So this was my lunch yesterday and today. And I’m thinking about whipping up another bowlful this weekend to serve with some yummy grilled chicken (if it warms back up enough to be pleasant for eating outdoors! Brr!). And whipping up is probably not the best verb here…because there is no whipping involved. Just stirring really. So maybe I’ll stir up another bowlful this weekend 😉
This dish is a super “clean” and diet friendly recipe. It’s almost paleo (I think…I can’t keep the “rules” straight on this diet!), gluten free, dairy free, low carb, etc. There is minimal chopping (learn here how I chop green peppers so I don’t have to deal with the seeds or the white ribs inside the pepper. And here on how to cut an avocado for a salad like this.)…and just takes a few minutes to prep! Win-win-win…Baja-Cali Black Bean Salad FTW!

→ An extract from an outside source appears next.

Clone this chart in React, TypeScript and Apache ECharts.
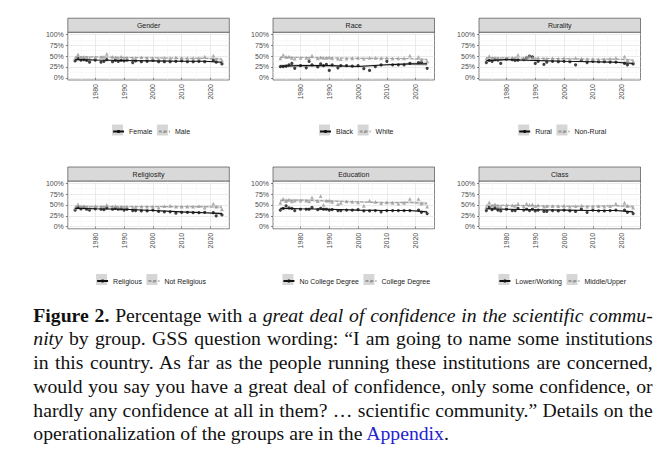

I’m calling this Baja-Cali because it has all the flavors and colors of Baja..red/green…lime/cilantro…plus an avocado mixed in as well. Hence the Baja-Cali prefix for this black bean salad. Hope y’all enjoy this refreshing black bean salad!
- 15 oz can diced tomatoes
- 15 oz can black beans
- 15 oz can corn
- 1 green pepper seeded and diced
- 1 orange pepper seeded and diced
- 1 small avocado diced
- 2 small limes squeezed
- Handful of cilantro leaves
- Salt and pepper, to taste
- Add the diced tomatoes, black beans and corn to a colander in the sink and rinse well. Shake well to "dry."
- In a mixing bowl, toss together all the ingredients. Add salt and pepper to taste.
- A note on the limes: start with the juice from 1 lime, taste and then add another if you want more lime flavor. Not all limes have the same amount of juice in them, so thought I'd add a note 🙂
- Serve the Baja-Cali Black Bean Salad as lunch or side dish...as is, or with tortilla chips. Enjoy!